- _Stated task_
Extract, exactly as written, each line from the start of the records below to the line containing "import numpy as np", both ends included; drop the pictures.

- _Material_
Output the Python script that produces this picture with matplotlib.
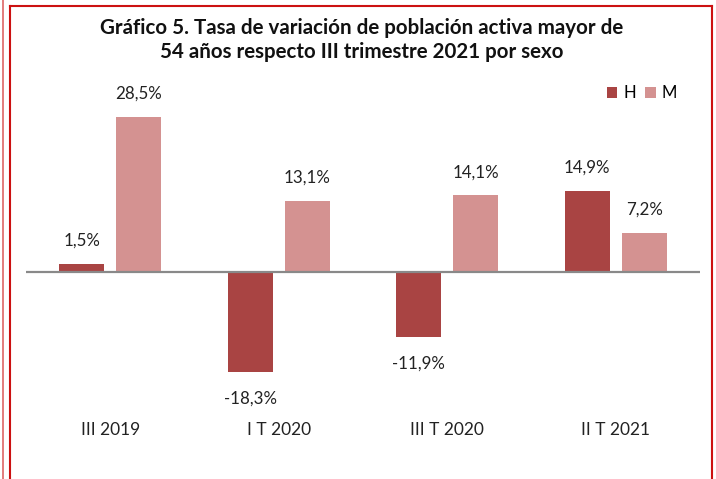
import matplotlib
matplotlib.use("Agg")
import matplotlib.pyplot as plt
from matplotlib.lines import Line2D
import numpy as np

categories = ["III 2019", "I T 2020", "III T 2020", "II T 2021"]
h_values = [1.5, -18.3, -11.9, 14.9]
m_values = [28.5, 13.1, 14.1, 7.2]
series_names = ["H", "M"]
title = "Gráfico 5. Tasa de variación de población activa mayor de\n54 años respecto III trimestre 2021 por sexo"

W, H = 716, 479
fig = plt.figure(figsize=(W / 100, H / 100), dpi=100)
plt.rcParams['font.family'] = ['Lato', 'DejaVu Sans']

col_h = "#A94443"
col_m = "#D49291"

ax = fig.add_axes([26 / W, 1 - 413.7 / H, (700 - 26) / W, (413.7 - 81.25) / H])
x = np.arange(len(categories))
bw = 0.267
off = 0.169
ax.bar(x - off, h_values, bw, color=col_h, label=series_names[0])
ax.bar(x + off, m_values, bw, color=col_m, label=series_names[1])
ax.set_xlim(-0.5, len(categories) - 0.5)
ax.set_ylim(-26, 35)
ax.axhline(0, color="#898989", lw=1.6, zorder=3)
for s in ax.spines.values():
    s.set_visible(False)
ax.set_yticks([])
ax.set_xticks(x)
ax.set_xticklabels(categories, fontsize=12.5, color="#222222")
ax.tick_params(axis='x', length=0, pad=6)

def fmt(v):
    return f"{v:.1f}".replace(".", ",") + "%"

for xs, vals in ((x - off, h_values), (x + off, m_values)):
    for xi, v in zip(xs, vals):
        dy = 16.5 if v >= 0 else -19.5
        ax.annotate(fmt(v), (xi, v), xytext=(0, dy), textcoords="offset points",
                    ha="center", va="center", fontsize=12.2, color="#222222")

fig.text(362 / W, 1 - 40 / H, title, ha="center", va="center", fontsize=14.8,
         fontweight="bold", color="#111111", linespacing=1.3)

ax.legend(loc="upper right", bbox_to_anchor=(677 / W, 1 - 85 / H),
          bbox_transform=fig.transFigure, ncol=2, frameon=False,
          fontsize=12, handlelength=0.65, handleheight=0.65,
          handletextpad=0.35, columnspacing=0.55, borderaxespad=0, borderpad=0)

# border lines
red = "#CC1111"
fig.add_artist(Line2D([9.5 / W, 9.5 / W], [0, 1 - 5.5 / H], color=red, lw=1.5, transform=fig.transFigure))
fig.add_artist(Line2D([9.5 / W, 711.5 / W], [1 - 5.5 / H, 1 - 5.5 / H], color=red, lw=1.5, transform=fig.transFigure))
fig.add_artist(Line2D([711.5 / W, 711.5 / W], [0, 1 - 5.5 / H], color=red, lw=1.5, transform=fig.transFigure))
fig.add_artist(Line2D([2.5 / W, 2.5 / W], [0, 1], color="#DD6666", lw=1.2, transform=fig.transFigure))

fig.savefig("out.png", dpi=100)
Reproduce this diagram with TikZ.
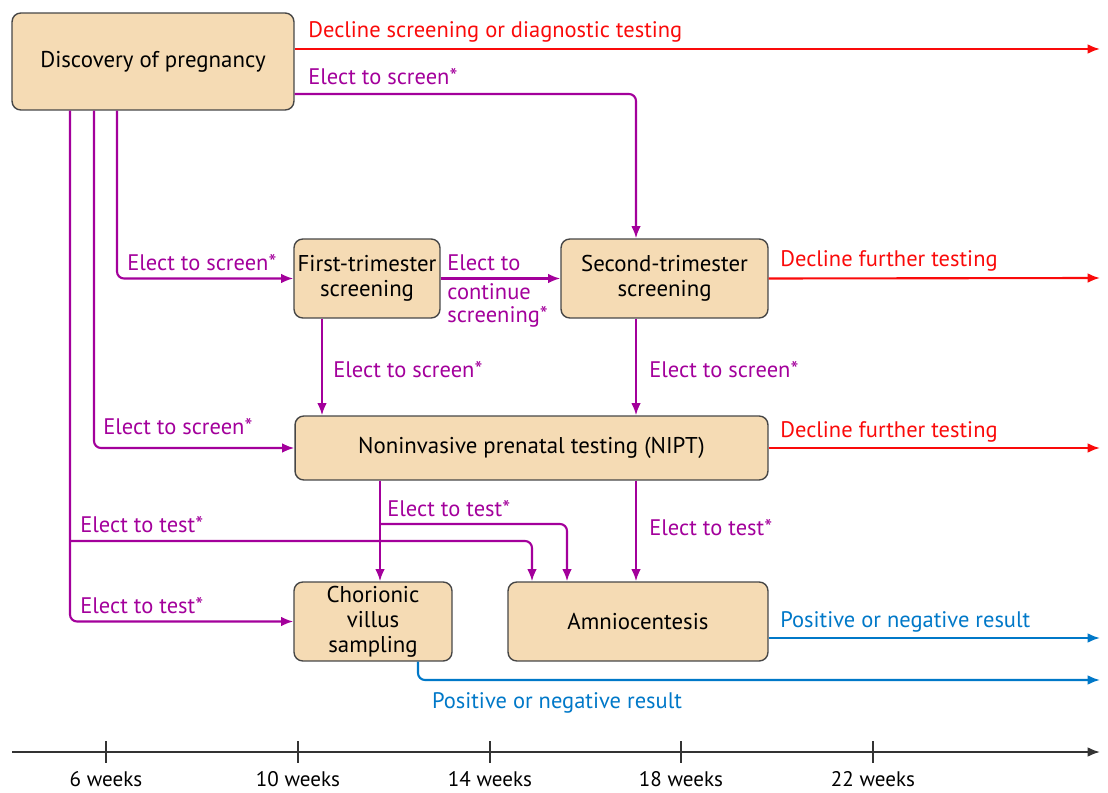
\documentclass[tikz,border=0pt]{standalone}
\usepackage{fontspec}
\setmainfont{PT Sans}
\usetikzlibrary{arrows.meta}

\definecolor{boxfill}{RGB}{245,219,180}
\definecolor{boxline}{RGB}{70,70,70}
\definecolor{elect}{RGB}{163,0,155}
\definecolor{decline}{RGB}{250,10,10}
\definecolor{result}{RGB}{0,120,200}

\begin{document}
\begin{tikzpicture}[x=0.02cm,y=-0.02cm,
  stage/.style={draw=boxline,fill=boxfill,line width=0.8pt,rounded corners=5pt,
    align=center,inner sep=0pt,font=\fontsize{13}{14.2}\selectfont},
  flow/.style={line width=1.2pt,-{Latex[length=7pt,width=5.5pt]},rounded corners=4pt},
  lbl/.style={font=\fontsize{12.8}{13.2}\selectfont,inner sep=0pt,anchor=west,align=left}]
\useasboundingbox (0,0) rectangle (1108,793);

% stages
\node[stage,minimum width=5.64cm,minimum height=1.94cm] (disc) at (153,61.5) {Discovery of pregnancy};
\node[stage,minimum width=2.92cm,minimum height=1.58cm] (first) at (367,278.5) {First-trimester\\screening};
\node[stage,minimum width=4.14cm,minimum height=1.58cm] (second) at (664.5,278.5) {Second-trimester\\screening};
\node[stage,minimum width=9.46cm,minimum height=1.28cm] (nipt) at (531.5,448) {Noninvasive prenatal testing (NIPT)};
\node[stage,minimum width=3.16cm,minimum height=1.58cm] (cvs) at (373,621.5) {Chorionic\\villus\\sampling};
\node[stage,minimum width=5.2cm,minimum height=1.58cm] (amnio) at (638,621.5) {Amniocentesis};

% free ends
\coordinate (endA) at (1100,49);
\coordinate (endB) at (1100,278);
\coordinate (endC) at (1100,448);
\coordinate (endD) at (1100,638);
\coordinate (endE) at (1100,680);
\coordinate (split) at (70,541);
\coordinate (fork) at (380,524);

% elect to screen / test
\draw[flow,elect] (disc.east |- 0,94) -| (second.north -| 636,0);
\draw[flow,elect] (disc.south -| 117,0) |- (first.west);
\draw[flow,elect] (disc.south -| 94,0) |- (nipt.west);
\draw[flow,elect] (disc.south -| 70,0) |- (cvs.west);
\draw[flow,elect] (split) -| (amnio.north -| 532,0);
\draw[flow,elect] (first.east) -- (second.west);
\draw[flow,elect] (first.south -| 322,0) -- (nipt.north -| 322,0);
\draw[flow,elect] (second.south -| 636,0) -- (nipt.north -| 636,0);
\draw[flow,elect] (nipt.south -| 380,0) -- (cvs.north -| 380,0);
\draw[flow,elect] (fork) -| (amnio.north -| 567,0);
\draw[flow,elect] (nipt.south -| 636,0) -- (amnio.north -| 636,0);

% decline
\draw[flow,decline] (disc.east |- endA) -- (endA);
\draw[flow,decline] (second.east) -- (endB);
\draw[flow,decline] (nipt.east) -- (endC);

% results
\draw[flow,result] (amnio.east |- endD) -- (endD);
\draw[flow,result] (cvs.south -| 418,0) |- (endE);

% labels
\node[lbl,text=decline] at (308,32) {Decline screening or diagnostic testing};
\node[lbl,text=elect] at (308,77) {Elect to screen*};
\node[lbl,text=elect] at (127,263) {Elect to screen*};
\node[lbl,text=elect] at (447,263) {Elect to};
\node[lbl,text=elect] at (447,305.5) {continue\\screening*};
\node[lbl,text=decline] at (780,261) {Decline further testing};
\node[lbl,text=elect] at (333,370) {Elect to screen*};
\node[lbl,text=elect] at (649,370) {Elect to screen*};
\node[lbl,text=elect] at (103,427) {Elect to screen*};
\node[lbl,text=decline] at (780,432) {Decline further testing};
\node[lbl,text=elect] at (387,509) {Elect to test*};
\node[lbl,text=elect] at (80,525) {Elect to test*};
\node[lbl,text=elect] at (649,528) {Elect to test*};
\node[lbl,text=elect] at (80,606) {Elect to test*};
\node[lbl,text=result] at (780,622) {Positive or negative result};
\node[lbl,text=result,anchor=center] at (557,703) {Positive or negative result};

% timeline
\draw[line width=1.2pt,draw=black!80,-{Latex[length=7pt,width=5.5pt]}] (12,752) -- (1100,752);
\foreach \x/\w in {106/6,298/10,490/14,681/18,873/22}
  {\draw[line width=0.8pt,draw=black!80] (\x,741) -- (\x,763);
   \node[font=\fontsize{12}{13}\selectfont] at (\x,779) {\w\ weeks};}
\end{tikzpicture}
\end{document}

- _Exercise response_
Output the Python script that produces this picture with matplotlib.
import matplotlib
matplotlib.use("Agg")
import matplotlib.pyplot as plt
from matplotlib.lines import Line2D
import numpy as np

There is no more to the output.